In article <O7Y77DB at xds13.ferranti.com> peter at ficc.ferranti.com (Peter da Silva) writes:

   Actually, those of us who still thing REAL UNIX means Version 6 or Version 7
   find this particular comparison wonderfully appropriate. Version 7 UNIX at
   Berekeley supported 60 users on an 11/70. Not very well, but it stayed up
   and kept popping out prompts (albeit slowly). The EECSVAX running 4.0 BSD
   could handle maybe 35. The 386 box on my desk at work is a comparable
   machine, with 5 times the RAM of the old 11/70, but more than 10 users kill
   it dead. And that's probably more users than the typical 386-class UNIX box
   is expected to support.

You're comparing CPU performance to I/O performance.  It's natural
that sofware will grow and become more complex.  CPU's have done a
good job of keeping up.  However, most electrical engineers who design
computers couldn't DESIGN a good CPU unit (read: chip/chip set) if
their lives depended on it.  However, they feel perfectly at home
mucking up support hardware and I/O subsystems.

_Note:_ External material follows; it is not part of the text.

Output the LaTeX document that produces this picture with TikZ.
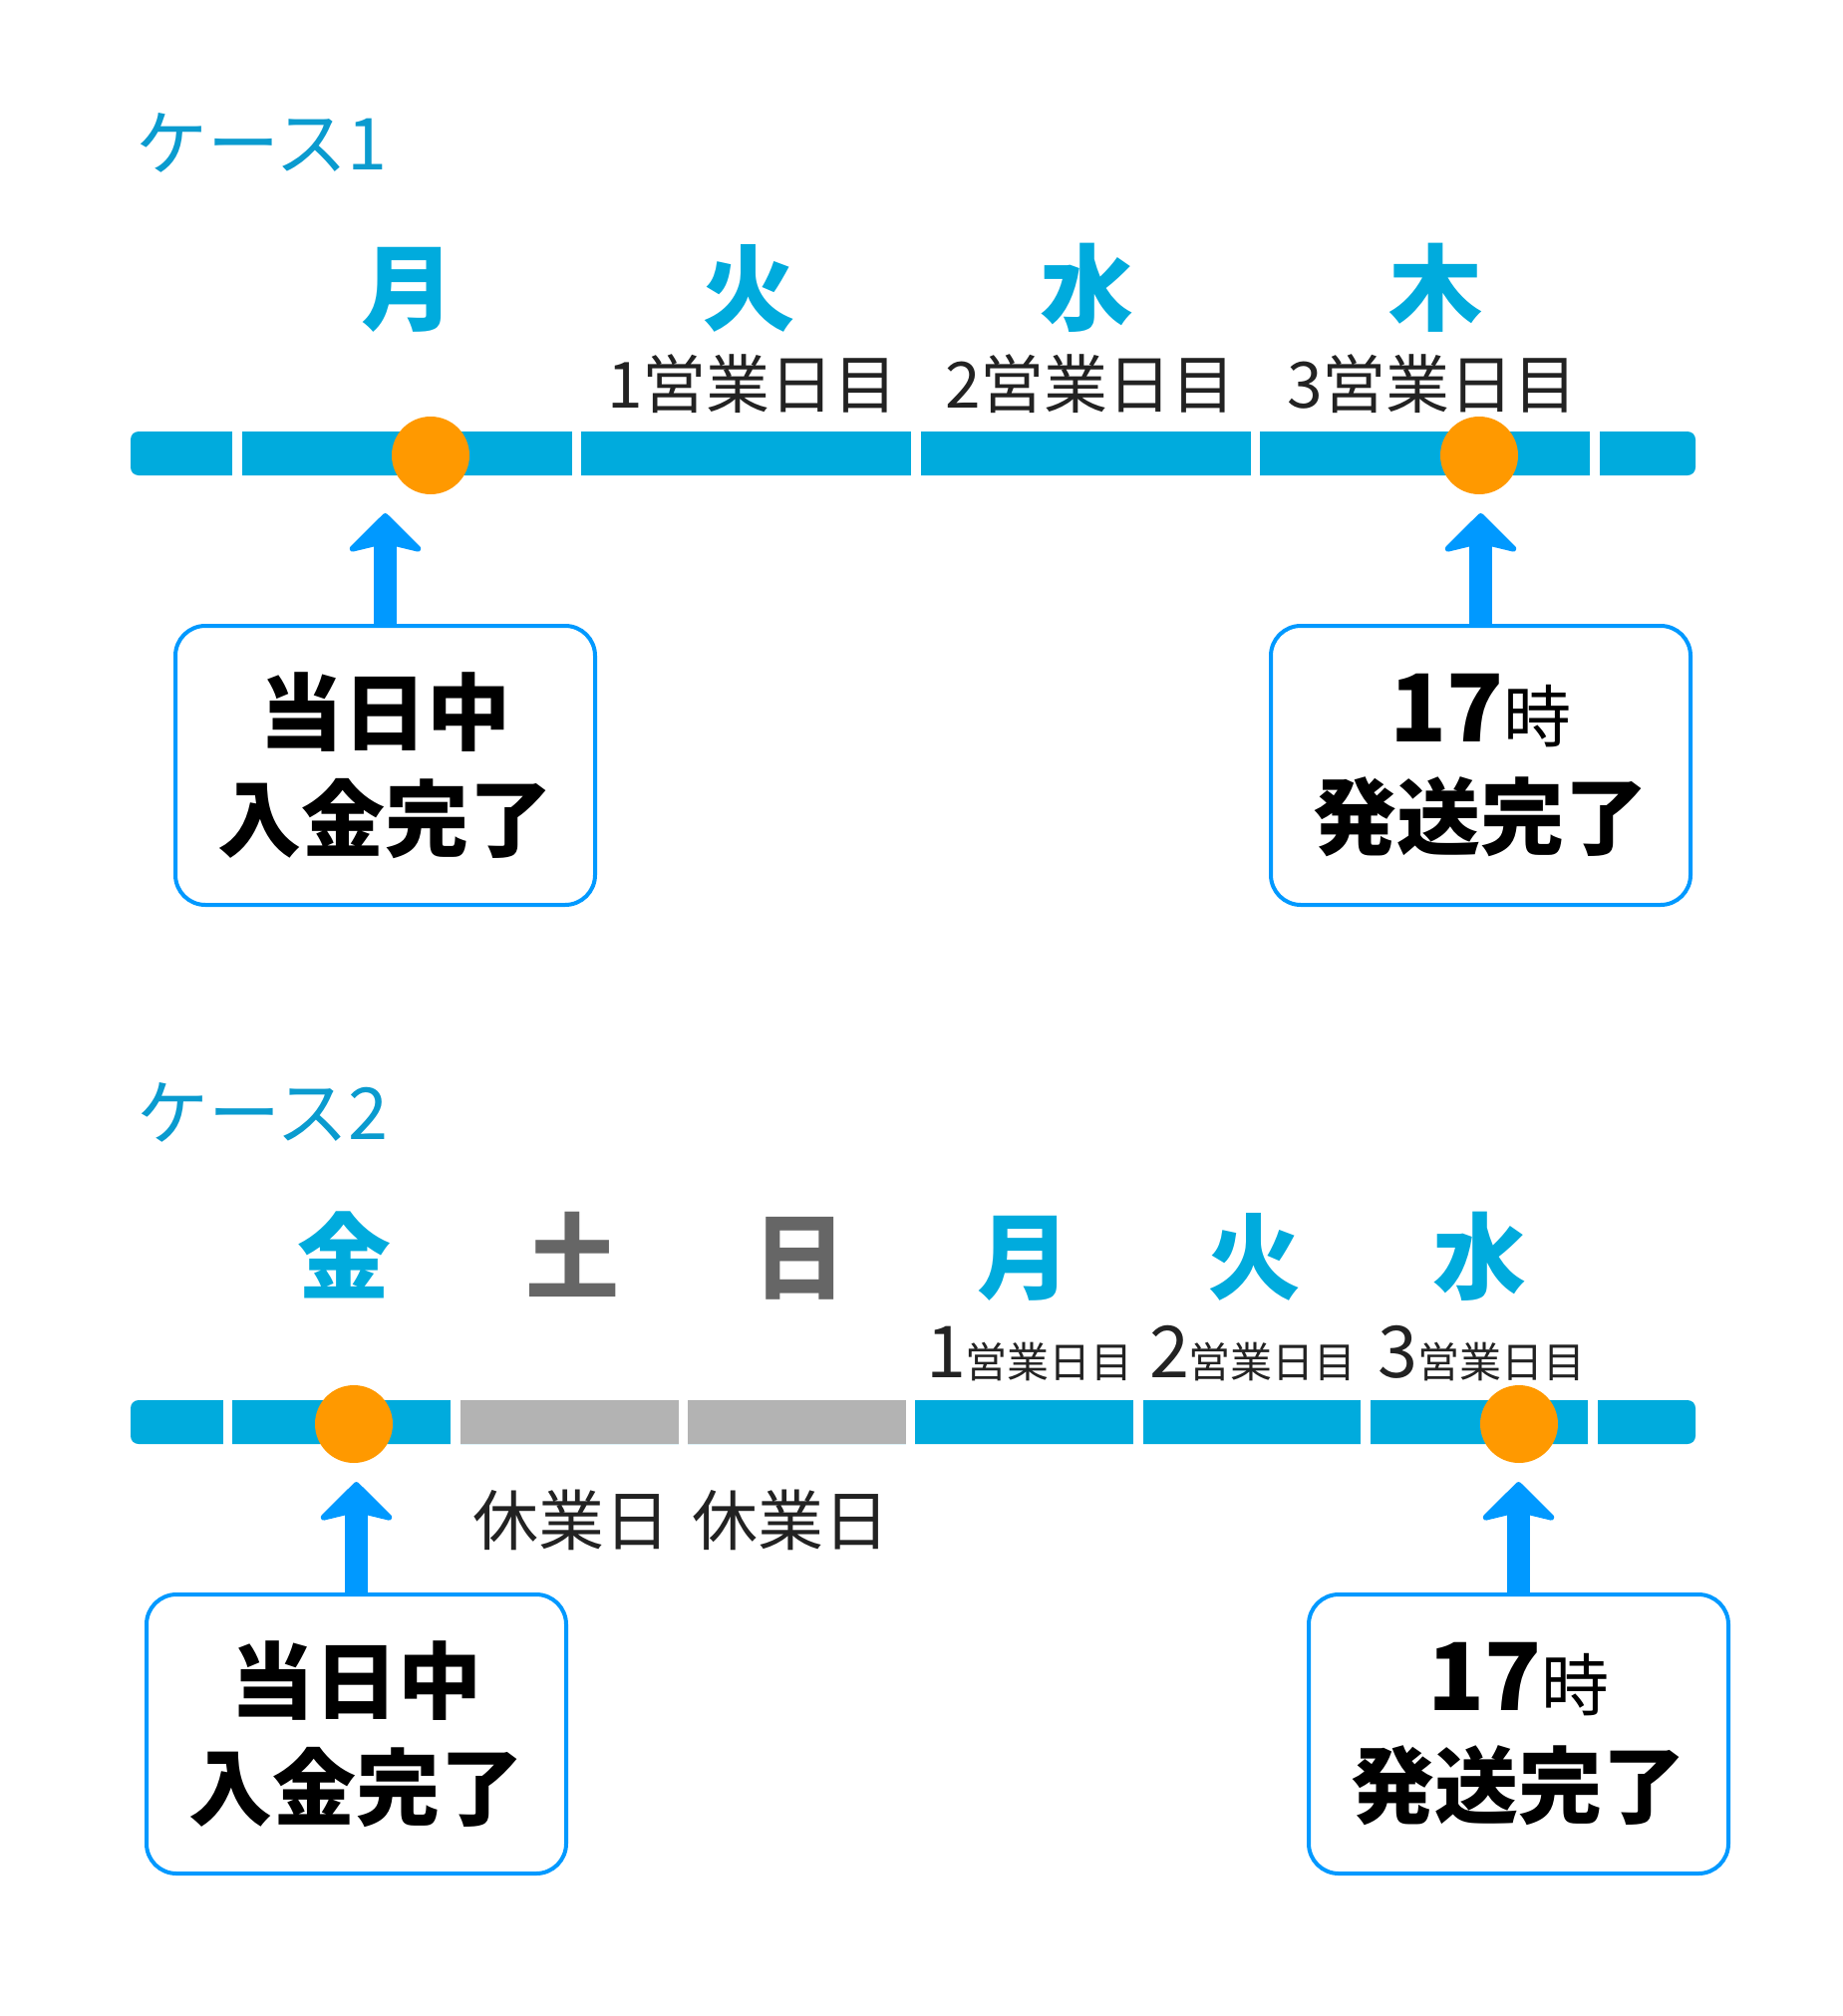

Back when there were REAL(tm) computers like 780, a lot of time and
energy went into designing efficient I/O from the CPU bus to the
electrons going to the disk or tty.  Now, Joe schlock, the snot nosed
kid you used to beat up when you were a teenager, works for <generic
PC clone ripoff company> and thinks that he knows how to design a
computer because he can cut and paste in pCAD.

Sure OS's and apps have gotten bloated, but when you put a chip like
the MIPS R3000 on a machine barely more advanced than an IBM-AT you
end up with a toy that can think fast but can't do anything.  I can't
really blame companies like DEC and Sun for producing mismatched
hardware, because their marketing drones are constantly trying to
undercut each other in price.  It's a hell of a lot more expensive to
ship a product with a well designed I/O system than to drop in a
"killer bitchen" CPU chip; occasionally someone makes the attempt do
design a great piece of hardware, and you end up with something not
half bad (like the DECstation 5000, which is only crippled by Ultrix
(grin)).
--
It's clear to me who the real enemy of the United States is--it's not Iraq.
The enemy of the people of the United States is McDonald-Douglas, General
Motors, General Electric, Lockheed, and the leaders of the combined forces of
the United States.  Do your patriotic duty--kill a hawk to save the country.